Corpus Creation & Collection
A corpus is a collection of large scale linguistic data, compiled as different formats of written texts. Corpuses are used for many different purposes, ranging from learning language mechanics to development of computer technology.

Whether you are a university trying to train your students in various aspects of a language, a research scholar with an interest in language mechanics and study of contemporary language and changes occurring in it over time, or a software company trying to create a text-to-speech or translation engine, Webdunia will have a corpus that fits the bill.

Webdunia specializes in Corpus data creation and customization. We possess a huge collection of multilingual data sets in various Indian languages which we can customize and provide as per the client need. Data can be customized on sentence to sentence basis or on topic by topic article format, as you desire. Your wishes in this field may range from lighter topics such as sports and recreation to the more serious international diplomacy and we can deliver them all.

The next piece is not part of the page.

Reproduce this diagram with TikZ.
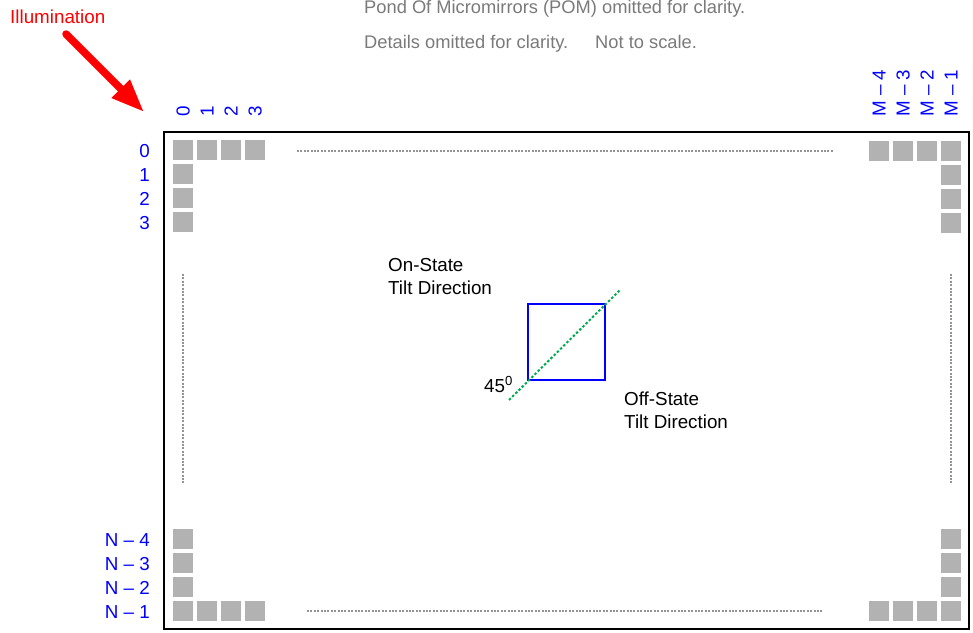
\documentclass[tikz,border=0pt]{standalone}
\usepackage{fontspec}
\setmainfont{Liberation Sans}
\usetikzlibrary{calc, positioning}
\usetikzlibrary{arrows.meta}

\begin{document}
\begin{tikzpicture}[x=1pt,y=-1pt,
  font=\fontsize{18.8}{23}\selectfont,
  lbl/.style={inner sep=0pt,text=labelblue},
  note/.style={inner sep=0pt,anchor=base west,text=notegray,
    font=\fontsize{18.3}{22}\selectfont},
  pixel/.style={fill=pixelgray},
  gap/.style={draw=dotgray,line width=1.2pt,dash pattern=on 2pt off 1.4pt}]
\colorlet{labelblue}{blue}
\colorlet{notegray}{black!52}
\colorlet{dotgray}{black!42}
\colorlet{pixelgray}{black!30}
\definecolor{diaggreen}{RGB}{0,170,80}

\useasboundingbox (0,0) rectangle (973,632);

% Notes above the array.
\node[note] (pom) at (364,13) {Pond Of Micromirrors (POM) omitted for clarity.};
\node[note] (details) at (364,48) {Details omitted for clarity.};
\node[note] (scale) at (595,48) {Not to scale.};

% Illumination comes in at the upper left corner.
\node[inner sep=0pt,anchor=base west,text=red] (illum) at (10,23) {Illumination};
\coordinate (lighttail) at (66,34);
\coordinate (lighthead) at (144,112);
\draw[red,line width=7.5pt,line cap=round,-{Triangle[length=33pt,width=24pt]}]
  (lighttail) -- (lighthead);

% The array outline.
\draw[line width=2.5pt] (164,132) rectangle (969,629);

% Corner pixels.
\foreach \i in {0,1,2,3} {
  \fill[pixel] ({173+24*\i},140) rectangle ++(20,20);
  \fill[pixel] ({869+24*\i},141) rectangle ++(20,20);
  \fill[pixel] ({173+24*\i},601) rectangle ++(20,20);
  \fill[pixel] ({869+24*\i},601) rectangle ++(20,20);
  \fill[pixel] (173,{140+24*\i}) rectangle ++(20,20);
  \fill[pixel] (941,{141+24*\i}) rectangle ++(20,20);
  \fill[pixel] (173,{529+24*\i}) rectangle ++(20,20);
  \fill[pixel] (941,{529+24*\i}) rectangle ++(20,20);
}

% Row and column numbers.
\foreach \i in {0,1,2,3} {
  \node[lbl,anchor=base east] (row\i) at (150,{157+24*\i}) {\i};
  \node[lbl,anchor=base west,rotate=90] (col\i) at ({189.5+24*\i},117) {\i};
}
\foreach \k/\i in {4/0,3/1,2/2,1/3} {
  \node[lbl,anchor=base east] (rowN\k) at (150,{546+24*\i}) {N -- \k};
  \node[lbl,anchor=base west,rotate=90] (colM\k) at ({885.5+24*\i},117) {M -- \k};
}

% Omitted pixels.
\draw[gap] (297,151) -- (833,151);
\draw[gap] (307,611) -- (823,611);
\draw[gap] (183,274) -- (183,484);
\draw[gap] (951,274) -- (951,484);

% One micromirror and its tilt axis.
\draw[blue,line width=2pt] (528,304) rectangle (605,380);
\draw[diaggreen,line width=2pt,dash pattern=on 2.5pt off 2pt] (509,400) -- (620,290);
\node[inner sep=0pt,anchor=base west] (angle) at (484,392) {45\textsuperscript{0}};
\node[inner sep=0pt,anchor=base west,align=left] (onstate) at (388,294)
  {On-State\\Tilt Direction};
\node[inner sep=0pt,anchor=base west,align=left] (offstate) at (624,428)
  {Off-State\\Tilt Direction};
\end{tikzpicture}
\end{document}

Webdunia specializes in providing Corpus of various types:
Word Corpus: Used for testing tools like spellers, thesauri etc. to check their coverage. Webdunia works with all Indian languages and thus has large amounts of data in all of them. This data is used to find unique words and provide a proof-read word Corpus.
Parallel Sentences Corpus: One important way of understanding language structure and testing machine translation abilities by comparing English sentence with the same sentence translated to some language. Webdunia posses hundreds of thousands of parallel sentences in English and other languages which range from simple to complex sentences and from various fields like sports, international affairs, cinema and theatre, literature etc.
Paragraphs: Another application of language parallel Corpus where a paragraph to paragraph translation approach is used. Sentences may not be equivalent in both languages but as a whole, the paragraphs in both languages contain the same information.